The funeral march, which dates to medieval times, is an example of both pagan and religious fervor in Galicia, where healing legends abound. Minder says: “Though the festival in this village is unusual, healing – both physical and spiritual – is at the heart of some of the world’s main Catholic pilgrimages, like Lourdes in France and Fatima in Portugal.” After the coffins returned to the church, their occupants stepped out, shook their heavy limbs, and wiped away the sweat and tears.

There are, perhaps, many ways to enact and celebrate the power of resurrection, the miracle of healing, the joy of the gift of life itself. We name ourselves as saints together – not because of how we live or what we do, but because of what God has done for us through the life, death, and Resurrection of Jesus Christ.”

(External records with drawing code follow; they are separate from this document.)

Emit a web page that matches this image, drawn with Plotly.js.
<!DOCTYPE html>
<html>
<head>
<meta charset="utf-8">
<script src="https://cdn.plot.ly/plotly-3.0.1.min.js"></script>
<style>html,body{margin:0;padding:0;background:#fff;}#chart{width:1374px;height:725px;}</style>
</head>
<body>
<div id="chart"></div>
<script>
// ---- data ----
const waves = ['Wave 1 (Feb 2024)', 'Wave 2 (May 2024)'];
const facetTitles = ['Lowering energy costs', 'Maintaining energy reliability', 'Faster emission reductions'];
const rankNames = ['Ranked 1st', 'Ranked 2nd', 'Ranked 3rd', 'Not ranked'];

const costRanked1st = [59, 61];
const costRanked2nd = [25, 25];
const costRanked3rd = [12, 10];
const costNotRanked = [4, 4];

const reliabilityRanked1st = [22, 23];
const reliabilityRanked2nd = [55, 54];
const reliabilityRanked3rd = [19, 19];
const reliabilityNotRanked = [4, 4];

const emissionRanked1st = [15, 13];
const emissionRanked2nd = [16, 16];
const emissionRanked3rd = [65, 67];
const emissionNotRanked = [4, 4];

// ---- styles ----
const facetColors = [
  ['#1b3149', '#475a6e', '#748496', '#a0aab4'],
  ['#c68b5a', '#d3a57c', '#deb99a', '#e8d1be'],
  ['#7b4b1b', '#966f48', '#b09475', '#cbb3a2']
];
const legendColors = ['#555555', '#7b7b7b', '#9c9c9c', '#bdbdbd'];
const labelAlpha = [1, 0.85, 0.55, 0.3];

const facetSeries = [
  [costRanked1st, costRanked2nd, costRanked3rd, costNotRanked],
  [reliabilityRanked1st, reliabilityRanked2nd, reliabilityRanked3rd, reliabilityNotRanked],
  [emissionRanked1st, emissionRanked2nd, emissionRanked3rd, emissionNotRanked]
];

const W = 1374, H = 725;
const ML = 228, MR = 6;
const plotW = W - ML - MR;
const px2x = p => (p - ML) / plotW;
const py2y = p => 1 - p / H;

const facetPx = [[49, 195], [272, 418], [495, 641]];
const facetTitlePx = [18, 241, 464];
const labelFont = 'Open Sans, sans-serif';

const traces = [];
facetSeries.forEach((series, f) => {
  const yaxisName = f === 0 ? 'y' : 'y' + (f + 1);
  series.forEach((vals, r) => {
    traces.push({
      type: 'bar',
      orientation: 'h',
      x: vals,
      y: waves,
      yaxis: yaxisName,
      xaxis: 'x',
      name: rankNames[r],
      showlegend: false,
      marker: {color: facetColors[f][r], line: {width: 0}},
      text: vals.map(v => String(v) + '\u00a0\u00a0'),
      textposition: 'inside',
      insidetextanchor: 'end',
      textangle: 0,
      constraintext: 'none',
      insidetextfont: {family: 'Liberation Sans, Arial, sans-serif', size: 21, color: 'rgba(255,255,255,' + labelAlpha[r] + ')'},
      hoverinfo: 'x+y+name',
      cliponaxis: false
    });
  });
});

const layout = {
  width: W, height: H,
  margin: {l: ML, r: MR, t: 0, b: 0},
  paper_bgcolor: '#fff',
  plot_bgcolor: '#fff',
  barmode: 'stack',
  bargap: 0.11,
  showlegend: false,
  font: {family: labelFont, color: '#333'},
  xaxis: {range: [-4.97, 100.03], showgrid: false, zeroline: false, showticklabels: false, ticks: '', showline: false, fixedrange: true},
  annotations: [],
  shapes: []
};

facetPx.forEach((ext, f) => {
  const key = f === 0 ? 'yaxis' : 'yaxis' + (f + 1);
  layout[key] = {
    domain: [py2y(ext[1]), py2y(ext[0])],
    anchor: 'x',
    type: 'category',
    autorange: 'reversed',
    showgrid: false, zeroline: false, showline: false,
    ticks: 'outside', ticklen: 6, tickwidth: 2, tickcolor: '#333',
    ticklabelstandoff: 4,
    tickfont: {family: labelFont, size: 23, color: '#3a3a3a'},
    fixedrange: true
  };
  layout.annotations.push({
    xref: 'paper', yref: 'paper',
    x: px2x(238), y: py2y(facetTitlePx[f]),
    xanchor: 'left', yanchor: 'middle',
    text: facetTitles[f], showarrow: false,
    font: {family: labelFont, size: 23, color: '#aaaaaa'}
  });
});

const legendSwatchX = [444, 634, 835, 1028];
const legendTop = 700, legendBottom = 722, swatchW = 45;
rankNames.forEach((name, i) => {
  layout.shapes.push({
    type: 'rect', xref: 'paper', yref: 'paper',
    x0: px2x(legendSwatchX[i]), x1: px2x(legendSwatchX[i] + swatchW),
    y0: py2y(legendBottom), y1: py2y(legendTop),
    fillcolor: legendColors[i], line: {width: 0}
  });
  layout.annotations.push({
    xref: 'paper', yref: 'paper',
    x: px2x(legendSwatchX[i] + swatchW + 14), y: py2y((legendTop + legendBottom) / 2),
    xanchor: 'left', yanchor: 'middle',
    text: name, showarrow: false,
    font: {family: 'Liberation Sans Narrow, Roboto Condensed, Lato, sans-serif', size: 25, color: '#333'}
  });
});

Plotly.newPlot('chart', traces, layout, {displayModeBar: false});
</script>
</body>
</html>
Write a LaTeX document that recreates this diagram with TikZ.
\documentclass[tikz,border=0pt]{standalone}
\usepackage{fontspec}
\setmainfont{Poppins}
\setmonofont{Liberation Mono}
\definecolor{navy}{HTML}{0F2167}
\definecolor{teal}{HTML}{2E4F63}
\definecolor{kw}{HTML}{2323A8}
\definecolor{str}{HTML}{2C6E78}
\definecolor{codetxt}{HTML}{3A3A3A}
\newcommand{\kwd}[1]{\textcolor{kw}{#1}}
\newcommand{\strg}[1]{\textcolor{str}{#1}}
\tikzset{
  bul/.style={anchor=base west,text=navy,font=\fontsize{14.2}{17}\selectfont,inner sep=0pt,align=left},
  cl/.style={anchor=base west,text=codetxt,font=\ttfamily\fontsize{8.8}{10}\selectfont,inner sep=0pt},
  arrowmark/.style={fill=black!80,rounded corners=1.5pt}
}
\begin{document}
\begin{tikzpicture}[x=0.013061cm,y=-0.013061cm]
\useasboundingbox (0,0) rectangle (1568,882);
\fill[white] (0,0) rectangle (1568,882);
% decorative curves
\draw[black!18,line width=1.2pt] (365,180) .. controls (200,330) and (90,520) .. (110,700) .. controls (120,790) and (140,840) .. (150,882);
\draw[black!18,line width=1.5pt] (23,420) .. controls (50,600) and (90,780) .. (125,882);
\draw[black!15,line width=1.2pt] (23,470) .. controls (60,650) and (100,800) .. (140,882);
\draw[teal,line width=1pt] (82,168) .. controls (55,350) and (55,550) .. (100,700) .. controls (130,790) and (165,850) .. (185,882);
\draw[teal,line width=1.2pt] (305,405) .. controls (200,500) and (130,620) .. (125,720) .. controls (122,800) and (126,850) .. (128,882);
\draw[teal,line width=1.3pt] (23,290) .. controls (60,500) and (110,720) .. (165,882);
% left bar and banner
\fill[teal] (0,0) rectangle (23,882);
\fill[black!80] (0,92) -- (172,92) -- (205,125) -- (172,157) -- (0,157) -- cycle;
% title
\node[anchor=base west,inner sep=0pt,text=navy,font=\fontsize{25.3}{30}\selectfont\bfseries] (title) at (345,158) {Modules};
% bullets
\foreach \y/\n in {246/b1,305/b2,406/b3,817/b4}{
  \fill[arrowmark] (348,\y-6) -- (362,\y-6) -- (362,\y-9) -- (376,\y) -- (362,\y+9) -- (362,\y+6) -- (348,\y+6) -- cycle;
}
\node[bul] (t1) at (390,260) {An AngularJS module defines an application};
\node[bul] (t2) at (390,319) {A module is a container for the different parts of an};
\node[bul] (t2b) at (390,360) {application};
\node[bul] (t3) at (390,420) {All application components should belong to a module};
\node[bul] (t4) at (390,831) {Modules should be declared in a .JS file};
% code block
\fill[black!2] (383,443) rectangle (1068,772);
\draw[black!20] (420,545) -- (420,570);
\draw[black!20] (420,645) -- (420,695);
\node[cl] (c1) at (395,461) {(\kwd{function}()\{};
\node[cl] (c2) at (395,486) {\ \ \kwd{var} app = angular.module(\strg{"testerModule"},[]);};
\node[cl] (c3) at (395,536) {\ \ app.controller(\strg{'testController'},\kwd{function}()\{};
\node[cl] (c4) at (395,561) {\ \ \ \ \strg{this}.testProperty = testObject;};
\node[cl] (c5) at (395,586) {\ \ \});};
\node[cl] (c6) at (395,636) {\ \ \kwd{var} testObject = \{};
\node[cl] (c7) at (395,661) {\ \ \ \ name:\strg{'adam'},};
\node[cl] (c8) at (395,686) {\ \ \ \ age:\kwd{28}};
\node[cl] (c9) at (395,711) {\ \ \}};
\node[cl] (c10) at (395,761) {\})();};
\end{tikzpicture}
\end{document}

Today, we celebrate the great gift of Baptism, as we prepare to Baptize little Savannah, and her parents and godparents ready themselves, I hope, to make promises to help their child grow into the full stature of Christ. And Baptism, where we perhaps most clearly celebrate the acceptance of and entrance into Christian community, is soaked in the Resurrection of Jesus. In Baptism, Paul reminds us, we are baptized into Christ’s death and, therefore, naturally, into His Resurrection. And whether we, as church, are coming for Christ in Baptism, Eucharist, Marriage, Burial, Penance, or healing, we come seeking Resurrection. Jesus life, death, and resurrection are embodied in the sacraments. Our sacramental life tells us we are seeking to be made whole, new, and to be freed again through the grace of Jesus. Grace and Resurrection, freedom and new life, moments and a lifetime with God.